State health commissioner Dr. Kristina Box got a little choked up during the governor’s weekly news conference telling a story about two elderly couples who have been vaccinated and just went out to dinner together to celebrate all the holidays they have missed at once: birthdays, anniversaries and Christmas.

“It really just brings tears to your eyes to know that people can go back now and do those things you want to do, be at your kid’s ballgames,” Box said. “That’s the message that we need to get out. This is how we get to where we need to be in the future.”

For Gavin, he’s gone from seeing 15 patients daily with COVID to about four.

“It’s so refreshing to go in and see pancreatitis and to see the things I strangely miss seeing,” he said and laughed.

He wants to keep it that way, thanks to even younger, supposedly healthier adults getting their shots.

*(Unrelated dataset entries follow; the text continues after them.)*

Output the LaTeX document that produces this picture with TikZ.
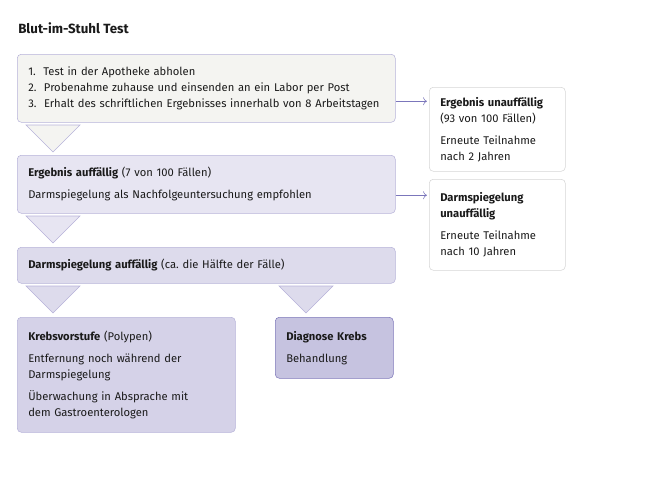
\documentclass[tikz,border=0pt]{standalone}
\usepackage{fontspec}
\setmainfont{Fira Sans}
\usetikzlibrary{arrows.meta}

\definecolor{boxline}{HTML}{B7B3D9}
\definecolor{fillA}{HTML}{F4F4F1}
\definecolor{fillB}{HTML}{E7E5F2}
\definecolor{fillC}{HTML}{DDDBEC}
\definecolor{fillD}{HTML}{D5D2E8}
\definecolor{fillE}{HTML}{C6C3E0}
\definecolor{lineE}{HTML}{7E78BA}
\definecolor{sideline}{HTML}{D6D6D6}
\definecolor{arrowcol}{HTML}{7B76BB}
\definecolor{ink}{HTML}{1A1A1A}

\tikzset{
  box/.style={draw=boxline, rounded corners=3pt, anchor=north west, align=left,
    inner xsep=8.25pt, inner ysep=0pt, text=ink,
    font=\fontsize{8.4}{12}\selectfont},
  side/.style={box, draw=sideline, fill=white},
  tri/.style={draw=boxline, line join=miter},
  flow/.style={draw=arrowcol, shorten >=1.5pt, -{To[length=3pt,width=6pt]}}
}

\begin{document}
\begin{tikzpicture}[x=0.75pt,y=-0.75pt]
  \useasboundingbox (0,0) rectangle (650,490);

  % title
  \node[anchor=west, inner sep=0pt, text=ink, font=\fontsize{10}{12}\selectfont\bfseries] (title) at (18,28) {Blut-im-Stuhl Test};

  % main column
  \node[box, fill=fillA, text width=267pt, minimum height=51pt] (test) at (17,54)
    {1.\ \ Test in der Apotheke abholen\\
     2.\ \ Probenahme zuhause und einsenden an ein Labor per Post\\
     3.\ \ Erhalt des schriftlichen Ergebnisses innerhalb von 8 Arbeitstagen};
  \node[box, fill=fillB, text width=267pt, minimum height=43.5pt] (auff) at (17,155)
    {\textbf{Ergebnis auffällig} (7 von 100 Fällen)\\[4.5pt]
     Darmspiegelung als Nachfolgeuntersuchung empfohlen};
  \node[box, fill=fillC, text width=267pt, minimum height=27pt] (darm) at (17,247)
    {\textbf{Darmspiegelung auffällig} (ca.\ die Hälfte der Fälle)};
  \node[box, fill=fillD, text width=147pt, minimum height=86.25pt] (vorstufe) at (17,317)
    {\textbf{Krebsvorstufe} (Polypen)\\[4.5pt]
     Entfernung noch während der\\ Darmspiegelung\\[4.5pt]
     Überwachung in Absprache mit\\ dem Gastroenterologen};
  \node[box, draw=lineE, fill=fillE, text width=72pt, minimum height=45.75pt] (krebs) at (275,317)
    {\textbf{Diagnose Krebs}\\[4.5pt]
     Behandlung};

  % side column
  \node[side, text width=85.5pt, minimum height=63pt] (unauff) at (429,87)
    {\textbf{Ergebnis unauffällig}\\ (93 von 100 Fällen)\\[4.5pt]
     Erneute Teilnahme\\ nach 2 Jahren};
  \node[side, text width=85.5pt, minimum height=68.25pt] (darmok) at (429,179)
    {\textbf{Darmspiegelung}\\ \textbf{unauffällig}\\[4.5pt]
     Erneute Teilnahme\\ nach 10 Jahren};

  % triangles
  \draw[tri, fill=fillA] (26,125) -- ++(54,0) -- ++(-27,27) -- cycle;
  \draw[tri, fill=fillB] (26,216) -- ++(54,0) -- ++(-27,27) -- cycle;
  \draw[tri, fill=fillC] (26,286) -- ++(54,0) -- ++(-27,27) -- cycle;
  \draw[tri, fill=fillC] (279,286) -- ++(54,0) -- ++(-27,27) -- cycle;

  % arrows
  \draw[flow] ([yshift=-9.75pt]test.east) coordinate (a1) -- (a1 -| unauff.west);
  \draw[flow] ([yshift=-8.25pt]auff.east) coordinate (a2) -- (a2 -| darmok.west);
\end{tikzpicture}
\end{document}
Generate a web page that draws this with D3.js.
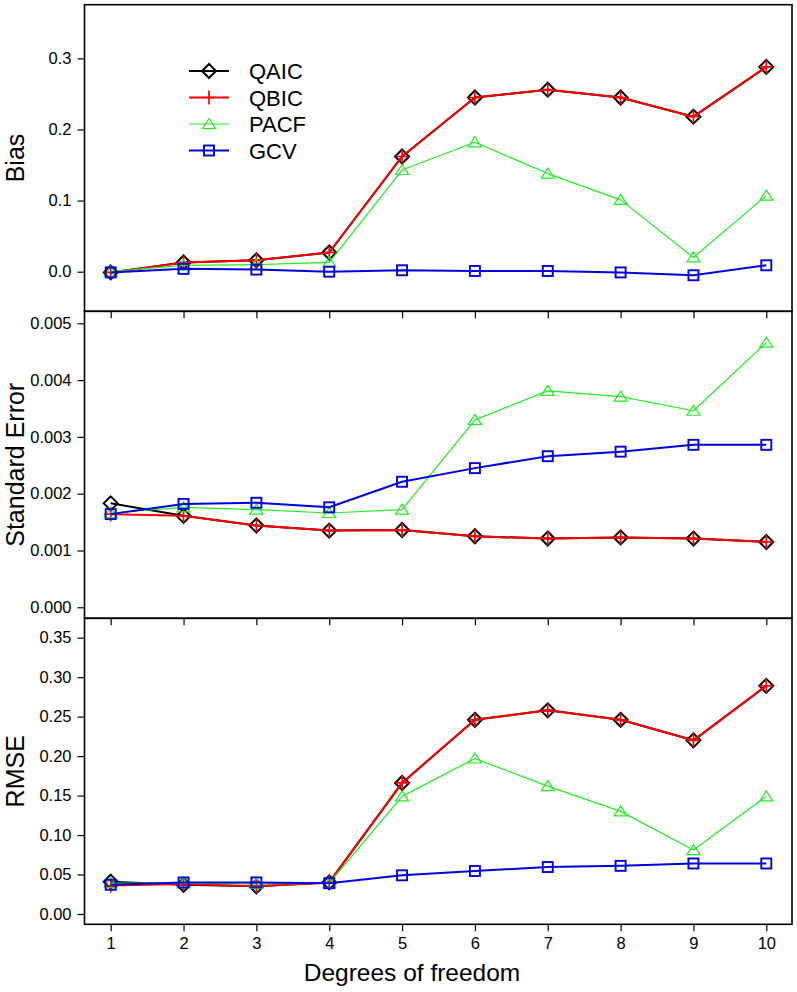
<!DOCTYPE html>
<html><head><meta charset="utf-8">
<script src="https://cdn.jsdelivr.net/npm/d3@7"></script>
<style>
body{margin:0;background:#fff;}
svg{display:block;font-family:"Liberation Sans",Arial,sans-serif;}
</style></head>
<body>
<svg id="c" width="797" height="992"></svg>
<script>
const dfs = [1,2,3,4,5,6,7,8,9,10];
const seriesNames = ["QAIC","QBIC","PACF","GCV"];

const biasQAIC = [-0.001,0.013,0.016,0.027,0.162,0.245,0.256,0.245,0.218,0.288];
const biasQBIC = [-0.001,0.013,0.016,0.027,0.162,0.245,0.256,0.245,0.218,0.288];
const biasPACF = [0.000,0.009,0.010,0.013,0.143,0.182,0.138,0.101,0.020,0.107];
const biasGCV  = [-0.001,0.004,0.003,0.000,0.002,0.001,0.001,-0.001,-0.005,0.009];

const seQAIC = [0.00183,0.00161,0.00144,0.00135,0.00136,0.00125,0.00121,0.00123,0.00121,0.00115];
const seQBIC = [0.00164,0.00161,0.00144,0.00135,0.00136,0.00125,0.00121,0.00123,0.00121,0.00115];
const sePACF = [0.00166,0.00176,0.00172,0.00166,0.00172,0.00330,0.00381,0.00371,0.00346,0.00466];
const seGCV  = [0.00164,0.00182,0.00184,0.00176,0.00221,0.00245,0.00266,0.00274,0.00286,0.00286];

const rmseQAIC = [0.041,0.037,0.035,0.040,0.166,0.246,0.258,0.246,0.220,0.289];
const rmseQBIC = [0.036,0.038,0.035,0.040,0.166,0.246,0.258,0.246,0.220,0.289];
const rmsePACF = [0.039,0.039,0.038,0.039,0.149,0.197,0.162,0.130,0.081,0.149];
const rmseGCV  = [0.037,0.040,0.040,0.039,0.049,0.0545,0.0595,0.061,0.064,0.064];

const biasTicks = [0.0,0.1,0.2,0.3];
const seTicks = [0.000,0.001,0.002,0.003,0.004,0.005];
const rmseTicks = [0.00,0.05,0.10,0.15,0.20,0.25,0.30,0.35];

const panels = [
  {title:"Bias", data:[biasQAIC,biasQBIC,biasPACF,biasGCV], ticks:biasTicks, fmt:d3.format(".1f"),
   domain:[-0.0557,0.3755], top:4.7, bottom:311.3, topTicks:false, bottomLabels:false},
  {title:"Standard Error", data:[seQAIC,seQBIC,sePACF,seGCV], ticks:seTicks, fmt:d3.format(".3f"),
   domain:[-0.000194,0.005211], top:311.3, bottom:618.3, topTicks:true, bottomLabels:false},
  {title:"RMSE", data:[rmseQAIC,rmseQBIC,rmsePACF,rmseGCV], ticks:rmseTicks, fmt:d3.format(".2f"),
   domain:[-0.01305,0.3746], top:618.3, bottom:924.3, topTicks:true, bottomLabels:true}
];

const styles = [
  {color:"#000000", width:2,   marker:"diamond"},
  {color:"#ff0000", width:2,   marker:"plus"},
  {color:"#1fee1f", width:1.2, marker:"triangle"},
  {color:"#0000e0", width:2,   marker:"square"}
];

const L = 84.5, R = 792;
const x = d3.scaleLinear().domain([1,10]).range([110.7,766.3]);
const svg = d3.select("#c");

function drawMarker(g, type, color){
  if(type==="diamond"){
    g.append("path").attr("d","M0,-7L7,0L0,7L-7,0Z").attr("fill","none").attr("stroke",color).attr("stroke-width",2);
  } else if(type==="plus"){
    g.append("path").attr("d","M-6.5,0H6.5M0,-7V7").attr("fill","none").attr("stroke",color).attr("stroke-width",1.7);
  } else if(type==="triangle"){
    g.append("path").attr("d","M0,-5.5L6.5,4.5L-6.5,4.5Z").attr("fill","none").attr("stroke",color).attr("stroke-width",1.2);
  } else {
    g.append("rect").attr("x",-5).attr("y",-5).attr("width",10).attr("height",10).attr("fill","none").attr("stroke",color).attr("stroke-width",1.9);
  }
}

panels.forEach((p,pi)=>{
  const y = d3.scaleLinear().domain(p.domain).range([p.bottom,p.top]);
  const g = svg.append("g");
  const ya = g.append("g").attr("transform",`translate(${L},0)`)
    .call(d3.axisLeft(y).tickValues(p.ticks).tickFormat(p.fmt).tickSize(7).tickPadding(6));
  ya.select(".domain").remove();
  ya.selectAll("line").attr("stroke","#000").attr("stroke-width",1.2);
  ya.selectAll("text").attr("font-size",16.5).attr("fill","#000").attr("font-family","Liberation Sans, Arial, sans-serif");
  if(p.topTicks){
    const ta = g.append("g").attr("transform",`translate(0,${p.top})`)
      .call(d3.axisBottom(x).tickValues(dfs).tickSize(7).tickFormat(""));
    ta.select(".domain").remove();
    ta.selectAll("line").attr("stroke","#000").attr("stroke-width",1.2);
  }
  if(p.bottomLabels){
    const ba = g.append("g").attr("transform",`translate(0,${p.bottom})`)
      .call(d3.axisBottom(x).tickValues(dfs).tickSize(7).tickPadding(6).tickFormat(d3.format("d")));
    ba.select(".domain").remove();
    ba.selectAll("line").attr("stroke","#000").attr("stroke-width",1.2);
    ba.selectAll("text").attr("font-size",16.5).attr("fill","#000").attr("font-family","Liberation Sans, Arial, sans-serif");
  }
  g.append("rect").attr("x",L).attr("y",p.top).attr("width",R-L).attr("height",p.bottom-p.top)
    .attr("fill","none").attr("stroke","#000").attr("stroke-width",1.6);
  g.append("text").attr("transform",`translate(24,${(p.top+p.bottom)/2}) rotate(-90)`)
    .attr("text-anchor","middle").attr("font-size",25).attr("fill","#000").text(p.title);
  const line = d3.line().x((d,i)=>x(dfs[i])).y(d=>y(d));
  p.data.forEach((vals,si)=>{
    const st = styles[si];
    g.append("path").datum(vals).attr("d",line).attr("fill","none")
      .attr("stroke",st.color).attr("stroke-width",st.width).attr("stroke-linejoin","round");
    vals.forEach((v,i)=>{
      const mg = g.append("g").attr("transform",`translate(${x(dfs[i])},${y(v)})`);
      drawMarker(mg, st.marker, st.color);
    });
  });
});

const leg = svg.append("g");
const legY = [71,97.5,124,150.5];
seriesNames.forEach((n,i)=>{
  const st = styles[i];
  leg.append("line").attr("x1",189).attr("x2",229).attr("y1",legY[i]).attr("y2",legY[i])
    .attr("stroke",st.color).attr("stroke-width",st.width);
  const mg = leg.append("g").attr("transform",`translate(209,${legY[i]})`);
  drawMarker(mg, st.marker, st.color);
  leg.append("text").attr("x",249).attr("y",legY[i]+8).attr("font-size",22).attr("fill","#000").text(n);
});

svg.append("text").attr("x",412).attr("y",981).attr("text-anchor","middle")
  .attr("font-size",24.5).attr("fill","#000").text("Degrees of freedom");
</script>
</body></html>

“I truly believe that this vaccination is making a difference,” Gavin said. “I truly feel that we have COVID on the ropes here and I think we continue to get vaccinated and we all work together, we can move past it.”

State health officials have opened up eligibility to pregnant women and said they plan to expand eligibility to people 40 and up soon.

Gov. Eric Holcomb said he will be giving a speech on 5:30 p.m. Tuesday to provide a roadmap to the future.